Darbeler ve müdahaleler tarihine bakıldığında darbeye maruz kalan taraflar ya boyun eğdi, ya şapkasını alıp gitti, ya da geri çekildi.
Şimdi tam tersi yaşanıyor. AK Parti iktidarı önce 27 Nisan e-muhtırasına karşı çıktı, şimdi de "derin çete" ile hesaplaşıyor.
Hesaplaşıyor çünkü AK Parti'nin iktidara geldiği 2002'den beri bazı mahfillerde darbe planları hiç gündemden inmedi.
Bunun asıl nedeni de Türkiye'nin AB yolculuğu.
Bu yolculuğun bir kazaya uğratılması için her şey yapıldı.
Kimi darbe planladı, kimi sokaklara döküldü, kimi karanlık eylemlere imza attı.
Zaman zaman başarılı oldukları da söylenebilir. Bu eylemlerle hem toplumun huzuru bozuldu, hem de AK Parti'nin AB sürecini yavaşlatmasında, milliyetçi söylemlere sarılmasında etkili oldular.
Kavganın bir ucunda geçmişin sağıyla solunu buluşturan ulusalcılar, diğer ucunda ise başını AK Parti'nin çektiği İslamcı muhafazakar demokratlar, liberaller, sol demokratlar ve bir yanıyla da Kürtler vardı.
Bir taraf açıkça "bürokratik devlet" in devam etmesini, diğer taraf ise "demokratik devlet" e geçilmesini istiyor.
Bugün ortaya çıkan AK Parti'nin kapatılma girişiminin de, Ergenekon Çetesi'ne yönelik operasyonun da perde arkasında bu gerçek var.
Türkiye yeni bir yol ayrımına doğru gidiyor.
Ve ilk kez bu kadar net biçimde kılıçların çekildiği bir mücadele yaşanıyor.

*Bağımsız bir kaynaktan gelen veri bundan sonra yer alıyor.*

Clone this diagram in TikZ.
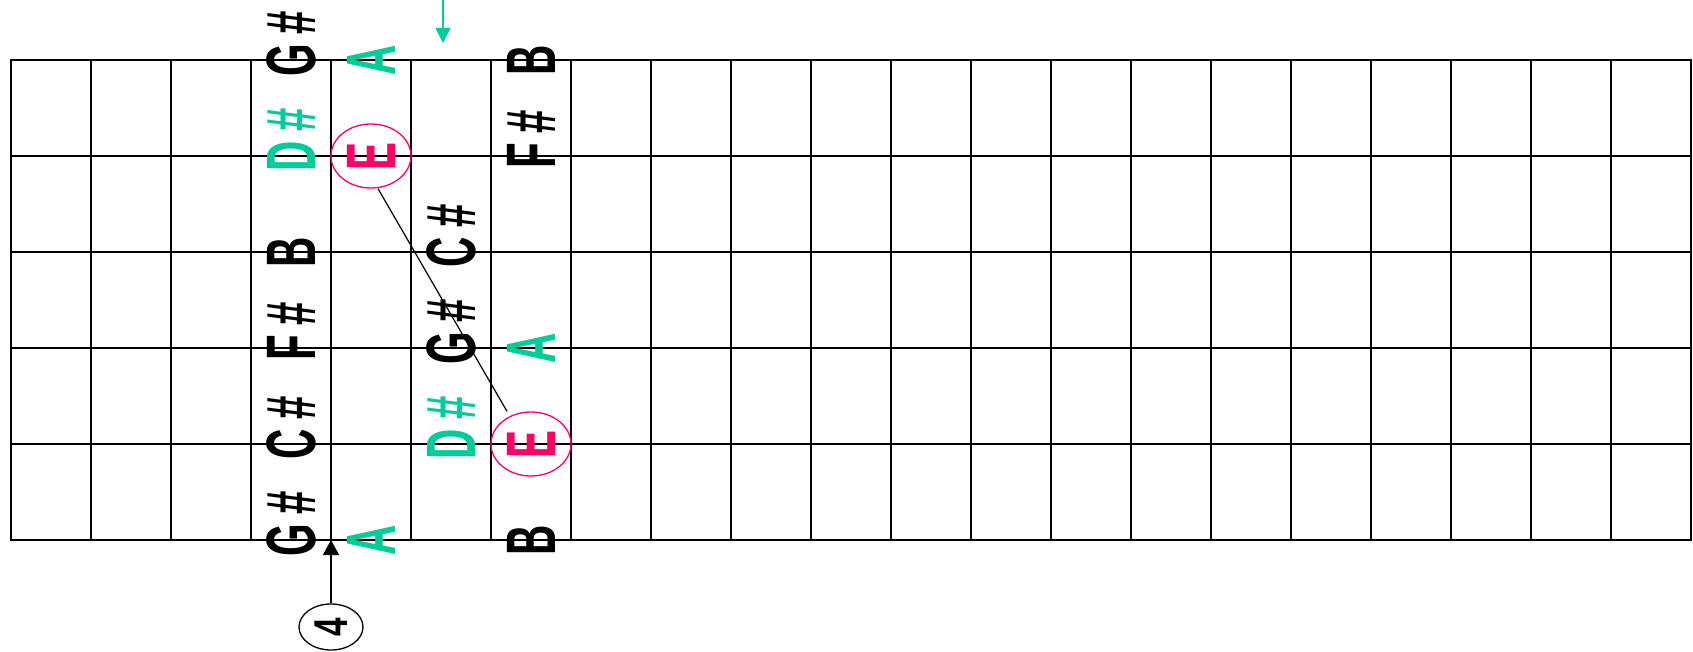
\documentclass[tikz,border=0pt]{standalone}
\usepackage{fontspec}
\usetikzlibrary{arrows.meta,shapes.geometric}
\newfontfamily\notefont{Liberation Sans}
\definecolor{scaleteal}{HTML}{00CC99}
\definecolor{rootpink}{HTML}{FF0066}
\newcommand{\squeeze}[1]{\scalebox{0.6}[1]{#1}}
\newcommand{\shp}{\rlap{\hspace{0.22em}\#}}
\tikzset{
  fret/.style={line width=2pt},
  note/.style={rotate=90, inner sep=0pt, font=\notefont\bfseries\fontsize{70}{70}\selectfont},
  ring/.style={draw=rootpink, line width=1.3pt, ellipse, minimum width=80pt, minimum height=64pt, inner sep=0pt},
  link/.style={line width=1.2pt},
  cue/.style={-{Triangle[length=15pt,width=15pt]}, line width=1.6pt, scaleteal},
  pointer/.style={-{Triangle[length=15pt,width=16pt]}, line width=1.3pt},
  finger/.style={draw, line width=1.3pt, ellipse, rotate=90, minimum width=46pt, minimum height=64pt,
                 inner sep=1pt, font=\notefont\bfseries\fontsize{47.5}{48}\selectfont},
}
\begin{document}
\begin{tikzpicture}[x=1pt, y=-1pt]
  \useasboundingbox (0,0) rectangle (1693,652);
  \foreach \i in {0,...,21} \draw[fret] (11+80*\i,59) -- (11+80*\i,541);
  \foreach \j in {0,...,5} \draw[fret] (10,60+96*\j) -- (1692,60+96*\j);
  \foreach \x/\y/\t/\c [count=\k] in {
      291/60/G\shp/black, 291/156/D\shp/scaleteal, 291/252/B/black,
      291/348/F\shp/black, 291/444/C\shp/black, 291/540/G\shp/black,
      371/60/A/scaleteal, 371/156/E/rootpink, 371/540/A/scaleteal,
      451/252/C\shp/black, 451/348/G\shp/black, 451/444/D\shp/scaleteal,
      531/60/B/black, 531/156/F\shp/black, 531/348/A/scaleteal,
      531/444/E/rootpink, 531/540/B/black}
    \node[note, text=\c] (n\k) at (\x,\y) {\squeeze{\t}};
  \node[ring] (root1) at (371,156) {};
  \node[ring] (root2) at (531,444) {};
  \draw[link] ([xshift=7pt]root1.south) -- ([xshift=-24pt]root2.north);
  \coordinate (cuestart) at (443,0);
  \coordinate (cuetip) at (443,43);
  \draw[cue] (cuestart) -- (cuetip);
  \node[finger] (fing) at (331,627) {\scalebox{0.7}[1]{4}};
  \coordinate (fingtip) at (331,540);
  \draw[pointer] (fing) -- (fingtip);
\end{tikzpicture}
\end{document}
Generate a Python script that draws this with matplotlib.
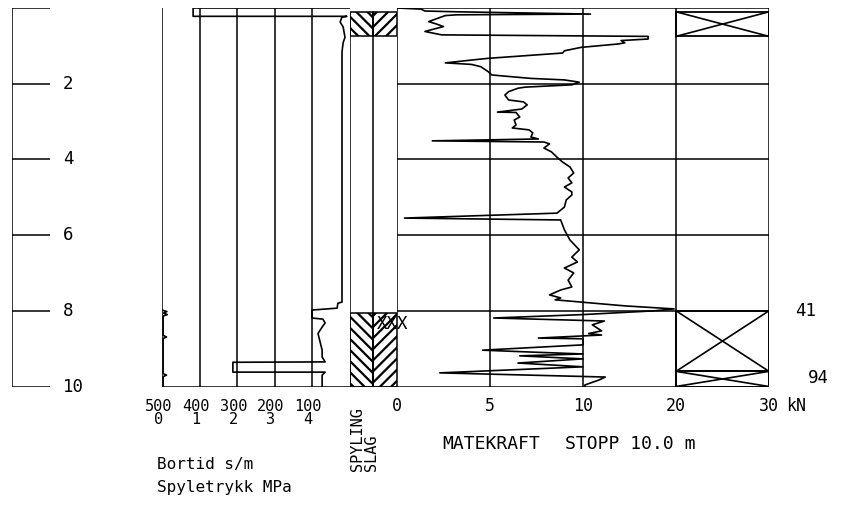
import numpy as np
import matplotlib
matplotlib.use('Agg')
import matplotlib.pyplot as plt
from matplotlib.patches import Rectangle
import matplotlib.transforms as mtransforms

plt.rcParams['font.family'] = ['DejaVu Sans Mono']
plt.rcParams['font.size'] = 11
plt.rcParams['hatch.linewidth'] = 1.6

# depth ticks (m)
depth_ticks = [2, 4, 6, 8, 10]

# bortid (s/m) vs depth
bt_depth = [0, 0, 0.22, 0.22, 0.24, 0.37, 0.5, 0.77, 0.92, 1.16, 3.0, 5.0, 7.45, 7.77, 7.8,
            7.93, 7.98, 8.19, 8.22, 8.32, 8.43, 8.6, 9.04, 9.22, 9.35, 9.36, 9.62, 9.62, 9.7, 10]
bt_value = [0, 417, 417, 7, 20, 25, 17, 12, 17, 20, 20, 20, 20, 20, 31,
            33, 100, 100, 71, 65, 73, 84, 73, 73, 65, 311, 311, 65, 73, 73]

# spyletrykk (MPa) vs depth
sp_depth = [7.98, 8.02, 8.06, 8.1, 8.14, 8.2, 8.65, 8.69, 8.73, 9.66, 9.7, 9.74, 10]
sp_value = [0.0, 0.13, 0.04, 0.14, 0.03, 0.03, 0.03, 0.12, 0.03, 0.03, 0.12, 0.03, 0.03]

# matekraft (kN) vs depth
mk_depth = [0, 0.03, 0.08, 0.1, 0.16, 0.18, 0.2, 0.27, 0.36, 0.42, 0.49, 0.62, 0.66, 0.71, 0.75,
            0.82, 0.86, 0.92, 0.95, 1.04, 1.13, 1.19, 1.33, 1.36, 1.45, 1.49, 1.55, 1.68, 1.77, 1.86,
            1.9, 1.96, 2.03, 2.09, 2.12, 2.21, 2.3, 2.43, 2.48, 2.56, 2.67, 2.75, 2.76, 2.88, 2.96,
            3.09, 3.17, 3.22, 3.3, 3.41, 3.46, 3.51, 3.54, 3.59, 3.7, 3.8, 3.94, 4.07, 4.2, 4.36,
            4.49, 4.62, 4.73, 4.86, 4.94, 5.07, 5.26, 5.42, 5.55, 5.6, 5.86, 6.13, 6.39, 6.58, 6.71,
            6.87, 7.0, 7.19, 7.37, 7.45, 7.58, 7.66, 7.71, 7.87, 7.95, 8.0, 8.1, 8.19, 8.27, 8.37,
            8.53, 8.6, 8.64, 8.72, 8.74, 8.9, 9.04, 9.09, 9.14, 9.19, 9.27, 9.38, 9.48, 9.64, 9.75,
            9.83, 9.96, 10]
mk_value = [0, 1.3, 1.5, 3.2, 10.8, 3.2, 2.6, 2.2, 1.7, 2.1, 2.5, 1.5, 1.9, 2.4, 17.0,
            17.0, 14.1, 14.5, 13.8, 9.9, 9.0, 8.9, 4.9, 4.3, 2.6, 4.0, 4.5, 4.9, 5.1, 7.2,
            9.0, 9.8, 9.4, 6.9, 6.5, 6.0, 5.8, 6.0, 6.8, 7.0, 6.7, 5.4, 6.4, 6.6, 6.3,
            6.4, 6.2, 7.1, 7.3, 7.2, 7.6, 1.9, 7.9, 8.2, 7.9, 8.3, 8.6, 8.9, 9.3, 9.5,
            9.2, 9.4, 9.0, 9.4, 9.4, 9.1, 9.0, 8.6, 0.4, 8.8, 9.0, 9.3, 9.8, 9.4, 9.7,
            9.0, 9.5, 9.2, 9.4, 8.8, 8.2, 8.8, 8.5, 14.5, 19.8, 17.7, 10.0, 5.2, 12.3, 11.0,
            12.0, 10.6, 12.0, 7.6, 10.0, 10.0, 4.6, 7.2, 10.0, 6.6, 10.0, 6.5, 10.0, 2.3, 12.4,
            11.7, 10.2, 10.2]

mk_ticks = [0, 5, 10, 20, 30]
bt_ticks = [500, 400, 300, 200, 100]
sp_ticks = [0, 1, 2, 3, 4]

# hatched / crossed intervals (m)
hatch_top = (0.1, 0.75)
hatch_bottom = (8.05, 10)
x_boxes = [(0.1, 0.75), (8.0, 9.6), (9.6, 10)]


def fwd(f):
    f = np.asarray(f, dtype=float)
    return np.where(f <= 10, f, 10 + (f - 10) / 2)


def inv(u):
    u = np.asarray(u, dtype=float)
    return np.where(u <= 10, u, 10 + (u - 10) * 2)


fig = plt.figure(figsize=(8.42, 5.05), dpi=100)
bottom = (505 - 386.5) / 505
height = 378.5 / 505

ax_d = fig.add_axes([12 / 842, bottom, 38 / 842, height])
ax_bt = fig.add_axes([162 / 842, bottom, 187.5 / 842, height])
ax_sy = fig.add_axes([349.5 / 842, bottom, 47.5 / 842, height])
ax_mk = fig.add_axes([397 / 842, bottom, 372 / 842, height])

for ax in [ax_d, ax_bt, ax_sy, ax_mk]:
    ax.set_ylim(10, 0)
    ax.axis('off')

lw = 1.1

# depth scale
ax_d.set_xlim(0, 1)
ax_d.vlines(0, 0, 10, color='k', lw=lw)
ax_d.hlines([0] + depth_ticks, 0, 1, color='k', lw=lw)
tr = mtransforms.blended_transform_factory(ax_d.transAxes, ax_d.transData)
for d in depth_ticks:
    ax_d.text(1.34, d, str(d), transform=tr, ha='left', va='center', fontsize=12.5)

# bortid / spyletrykk
ax_bt.set_xlim(500, 0)
ax_bt.vlines(bt_ticks, 0, 10, color='k', lw=lw)
ax_bt.hlines(10, 500, 0, color='k', lw=lw)
ax_bt.plot(bt_value, bt_depth, color='k', lw=1.2)
ax_sp = ax_bt.twiny()
ax_sp.set_xlim(0, 5)
ax_sp.set_ylim(10, 0)
ax_sp.axis('off')
ax_sp.plot(sp_value, sp_depth, color='k', lw=1.2)
trb = ax_bt.get_xaxis_transform()
for v in bt_ticks:
    ax_bt.text(v + 10, -0.052, str(v), transform=trb, ha='center', va='center')
trs = ax_sp.get_xaxis_transform()
for v in sp_ticks:
    ax_sp.text(v - 0.1, -0.088, str(v), transform=trs, ha='center', va='center')
ax_bt.text(-0.027, -0.207, 'Bortid s/m', transform=ax_bt.transAxes, ha='left', va='center',
           fontsize=11.5)
ax_bt.text(-0.027, -0.268, 'Spyletrykk MPa', transform=ax_bt.transAxes, ha='left', va='center',
           fontsize=11.5)

# spyling / slag column
ax_sy.set_xlim(0, 2)
ax_sy.vlines([0, 1], 0.1, 10, color='k', lw=lw)
ax_sy.hlines(10, 0, 2, color='k', lw=lw)
for d0, d1 in [hatch_top, hatch_bottom]:
    ax_sy.add_patch(Rectangle((0, d0), 1, d1 - d0, fill=False, hatch='\\\\\\', ec='k', lw=lw))
    ax_sy.add_patch(Rectangle((1, d0), 1, d1 - d0, fill=False, hatch='///', ec='k', lw=lw))
ax_sy.text(1.15, 8.35, 'XXX', ha='left', va='center', fontsize=12.5)
ax_sy.text(0.16, -0.223, 'SPYLING', transform=ax_sy.transAxes, rotation=90,
           ha='center', va='bottom')
ax_sy.text(0.47, -0.223, 'SLAG', transform=ax_sy.transAxes, rotation=90,
           ha='center', va='bottom')

# matekraft
ax_mk.set_xscale('function', functions=(fwd, inv))
ax_mk.set_xlim(0, 30)
ax_mk.vlines(mk_ticks, 0, 10, color='k', lw=lw)
ax_mk.hlines([0, 2, 4, 6, 8, 10], 0, 30, color='k', lw=lw)
for d0, d1 in x_boxes:
    ax_mk.add_patch(Rectangle((20, d0), 10, d1 - d0, fill=False, ec='k', lw=1.3))
    ax_mk.plot([20, 30], [d0, d1], color='k', lw=1.2)
    ax_mk.plot([20, 30], [d1, d0], color='k', lw=1.2)
ax_mk.plot(mk_value, mk_depth, color='k', lw=1.2)
trm = ax_mk.get_xaxis_transform()
for v in mk_ticks:
    ax_mk.text(v, -0.052, str(v), transform=trm, ha='center', va='center', fontsize=12)
ax_mk.text(1.045, -0.052, 'kN', transform=ax_mk.transAxes, ha='left', va='center', fontsize=12)
ax_mk.text(0.121, -0.152, 'MATEKRAFT', transform=ax_mk.transAxes, ha='left', va='center',
           fontsize=13)
ax_mk.text(0.452, -0.152, 'STOPP 10.0 m', transform=ax_mk.transAxes, ha='left', va='center',
           fontsize=13)
trr = mtransforms.blended_transform_factory(ax_mk.transAxes, ax_mk.transData)
ax_mk.text(1.0995, 8.0, '41', transform=trr, ha='center', va='center', fontsize=12.5)
ax_mk.text(1.132, 9.78, '94', transform=trr, ha='center', va='center', fontsize=12.5)

fig.savefig('out.png', dpi=100)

Tıpkı İtalya'da, hatta Avrupa'nın birçok ülkesinde 70'li yıllara damgasını vuran "Gladio" türü örgütlenmelere karşı yürütülen "Temiz Eller Operasyonu" gibi...
Türkiye, tarihinde ilk kez bu anlamda bir şans yakalıyor.
Yakın tarihi bilenler hatırlayacak, ne Lockheed Uçak Skandalı'nda, ne CHP Genel Başkanı Bülent Ecevit'in kontrgerilla isyanında, ne de o şaşalı Susurluk Skandalı'nda gerçek sorumlulara ulaşılamadı.
İtalya'da ise zorlu bir mücadele yürütüldü. Bu mücadelede 90'lı yıllarda Türkiye'ye de gelen Savcı De Pietro, 7 bini aşkın kişi hakkında suç duyurusunda bulundu.
Bunlardan yaklaşık 4500'ü için yasal işlem başlattı. Aynı soruşturma kapsamında 463 parlamenterin dokunulmazlığının kaldırılması istendi.
Ayrıca 911 işadamı ve 3 bine yakın kamu personeli adalete sevk edildi.
Bunlar olurken İtalya'da bombalar patladı, savcılar öldürüldü.
Ama sonunda İtalya başardı.
Şimdi sıra Türkiye'de...
Eğer bu operasyonun rotası değiştirilerek içi boşaltılmazsa önemli bir dönem başlayacaktır.
Ergenekon Örgütü'nün, operasyonda adı geçenlerle sınırlı olmadığını herkes biliyor.
Bu yapının çok farklı işadamları, politikacılar, bürokratlar hatta önemli belediye başkanlarıyla "sıcak ilişki" lerinden söz ediliyor. Belki de bu nedenle son günlerde " bürokratlara yurtdışı yasağı" konduğu konuşuluyor.
Ama kuşkusuz en önemlisi bu tür yasadışı yapılamaların asıl güç kaynağı olan -tıpkı Susurluk'ta olduğu gibi-"devlette bir fiil görev" yapanlardır.
O yapının üzerine gidilmediği ve aradaki bağ kopartılmadığı sürece sonuç alınma ihtimali çok zayıf.